Perhaps London in the dead of winter, seized by snow and pelted with rain, is not quite the best timing for an elaborate outdoor installation. I'm a critic who enjoys her home comforts - give me a nice cosy gallery, a little glass of wine and some top-notch art and I'm a happy bunny, so I'll admit I recoiled a little at the thought of standing outside, freezing to the extremities with my wine slowly being watered down by the same rain which is eroding London's statues. But the art critic's career is an intrepid and dangerous endeavour and occasionally we must brave snow, wind and possible immolation, in order to accurately describe whatever hunk of material someone has seen fit to erect in the least al-fresco country in the world.
Luckily, Eleanor Wright's new installation Brownfield is an intriguing elemental obelisk. It's situated near More London at the heart of the South Bank, with Tower Bridge and Norman Foster's 'Gherkin' providing an austere backdrop far more striking than any gallery wall. One would think that, being surrounded by such egotistical buildings, Wright's installation would be dwarfed into oblivion.
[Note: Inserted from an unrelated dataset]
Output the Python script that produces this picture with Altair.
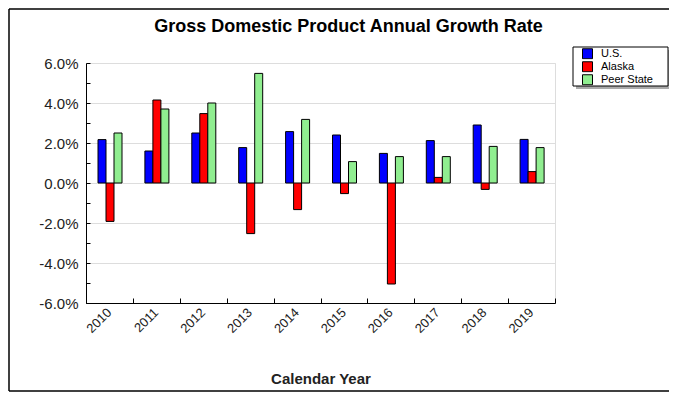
import altair as alt
import pandas as pd

years = ["2010", "2011", "2012", "2013", "2014", "2015", "2016", "2017", "2018", "2019"]
series = ["U.S.", "Alaska", "Peer State"]
us = [2.17, 1.60, 2.50, 1.77, 2.57, 2.40, 1.48, 2.12, 2.90, 2.18]
alaska = [-1.92, 4.15, 3.47, -2.53, -1.33, -0.53, -5.05, 0.28, -0.32, 0.57]
peer = [2.50, 3.70, 4.00, 5.48, 3.18, 1.07, 1.32, 1.32, 1.83, 1.77]
colors = ["#0000FF", "#FF0000", "#90EE90"]

rows = []
for name, vals in zip(series, [us, alaska, peer]):
    for yr, v in zip(years, vals):
        rows.append({"year": yr, "series": name, "value": v / 100.0})
df = pd.DataFrame(rows)

FONT = "Liberation Sans"
W, H = 469, 240

xscale = alt.Scale(domain=years, paddingInner=0, paddingOuter=0)
yscale = alt.Scale(domain=[-0.06, 0.06], nice=False)
offscale = alt.Scale(domain=series, range=[12, 36], paddingInner=0, paddingOuter=0)
cscale = alt.Scale(domain=series, range=colors)

base = alt.Chart(df)

bars = base.mark_bar(stroke="black", strokeWidth=1, clip=False).encode(
    x=alt.X("year:N", scale=xscale, sort=years,
            axis=alt.Axis(title="Calendar Year", orient="bottom", labelAngle=315,
                          labelAlign="right", labelBaseline="middle",
                          labelFontSize=13, labelColor="#222", labelFont=FONT,
                          titleFont=FONT, titleFontSize=15, titleFontWeight="bold",
                          titleColor="#222", titlePadding=36, ticks=False,
                          domainColor="black", domainWidth=1, labelPadding=7,
                          grid=False)),
    xOffset=alt.XOffset("series:N", scale=offscale, sort=series),
    y=alt.Y("value:Q", scale=yscale,
            axis=alt.Axis(title=None, orient="left", format=".1%",
                          labelExpr="replace(datum.label, '\u2212', '-')",
                          values=[-0.06, -0.04, -0.02, 0, 0.02, 0.04, 0.06],
                          labelFontSize=15, labelColor="#222", labelFont=FONT,
                          ticks=False, labelPadding=8, domainColor="black",
                          grid=True, gridColor="#dddddd", gridWidth=1)),
    color=alt.Color("series:N", scale=cscale, sort=series,
                    legend=alt.Legend(title=None, orient="none", legendX=496, legendY=-15,
                                      symbolType="square", symbolSize=100,
                                      symbolStrokeColor="black", symbolStrokeWidth=1,
                                      symbolOpacity=1, clipHeight=11.5,
                                      labelFont=FONT, labelFontSize=11, labelColor="black",
                                      rowPadding=0, labelOffset=8, padding=0, zindex=2)),
)

inner_ticks = base.mark_bar(opacity=0).encode(
    x=alt.X("year:N", scale=xscale, sort=years,
            axis=alt.Axis(title=None, orient="top", offset=-H, labels=False, domain=False,
                          ticks=True, tickSize=5, tickColor="black", tickBand="extent",
                          grid=False)),
    xOffset=alt.XOffset("series:N", scale=offscale, sort=series),
    y=alt.Y("value:Q", scale=yscale,
            axis=alt.Axis(title=None, orient="right", offset=-W, labels=False, domain=False,
                          ticks=True, tickSize=4, tickColor="black",
                          values=[-0.06, -0.05, -0.04, -0.03, -0.02, -0.01, 0, 0.01,
                                  0.02, 0.03, 0.04, 0.05, 0.06],
                          grid=False)),
)

one = pd.DataFrame({"a": [0]})
border_top = alt.Chart(one).mark_rule(color="black", strokeWidth=1.5, clip=False).encode(
    x=alt.value(-77), x2=alt.value(583), y=alt.value(-54))
border_left = alt.Chart(one).mark_rule(color="black", strokeWidth=1.5, clip=False).encode(
    x=alt.value(-77), y=alt.value(-54), y2=alt.value(328))
border_bottom = alt.Chart(one).mark_rule(color="black", strokeWidth=1.5, clip=False).encode(
    x=alt.value(-77), x2=alt.value(583), y=alt.value(328))

shadow = alt.Chart(one).mark_rect(fill="#aaaaaa", clip=False).encode(
    x=alt.value(490), x2=alt.value(585), y=alt.value(-13), y2=alt.value(26))

box = alt.Chart(one).mark_rect(fill="white", stroke="black", strokeWidth=1, clip=False).encode(
    x=alt.value(487), x2=alt.value(582), y=alt.value(-16), y2=alt.value(23))

chart = alt.layer(border_top, border_left, border_bottom, shadow, box, bars, inner_ticks).resolve_axis(
    x="independent", y="independent"
).properties(
    width=W, height=H,
    title=alt.TitleParams("Gross Domestic Product Annual Growth Rate", font=FONT,
                          fontSize=18, fontWeight="bold", color="black",
                          anchor="middle", frame="group", dx=28, offset=-28),
    autosize=alt.AutoSizeParams(type="none"),
    padding={"left": 78, "top": 55, "right": 114, "bottom": 89},
).configure_view(stroke=None).configure(background="white")

chart.save("out.html", embed_options={"renderer": "svg", "actions": False})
But it holds its own and stands tall and elegant at ten metres high, capturing the eye with its quirky, reclaimed appearance.
In conjunction with the always surprising Beverley Knowles Fine Art, Wright has created the piece out of found objects such as timber floorboards, and cardboard for the four turret pieces. Found debris is a recurrent theme in her work: her last installation was created from scuffed, towering file cabinets. Unlike the filing cabinets, which are given a new meaning in a different setting, Brownfield's timber seems to belong wholly to the piece, organically merging with the other materials. Much like a werewolf or a rockery, natural elements are intended to transform and enhance the piece, and the sculpture creaks and rocks meditatively in the wind like the calming motion of a ship or raft. It kind of puts a modern spin on the Thames' golden age by acting as a surrogate Cutty Sark, situated just down-river.
There is also something of the Battersea Power Station about it, with its towers, murky, forgotten demeanour, and upside-down table stance. The piece speaks largely of London's rotting and unused monuments - the title itself referring to a patch of unused land by the River Thames - which add to the City's shabby charm and preserve the one thing England holds dearer than tea: historical tradition. It is this sense of identity and errant aesthetic amid the hotchpotch of glass, steel and grandeur which gives Brownfield its authenticity, and charm.
Brownfield is also a nice, if small-scale, example of art as a public arena, surprising the viewer like a tree in Oxford Street; calming them with its active movements; and activating their philosophical side, as all good art should. Perhaps it is not a piece to be actively sought, but rather encountered as one of London's fleeting surprises.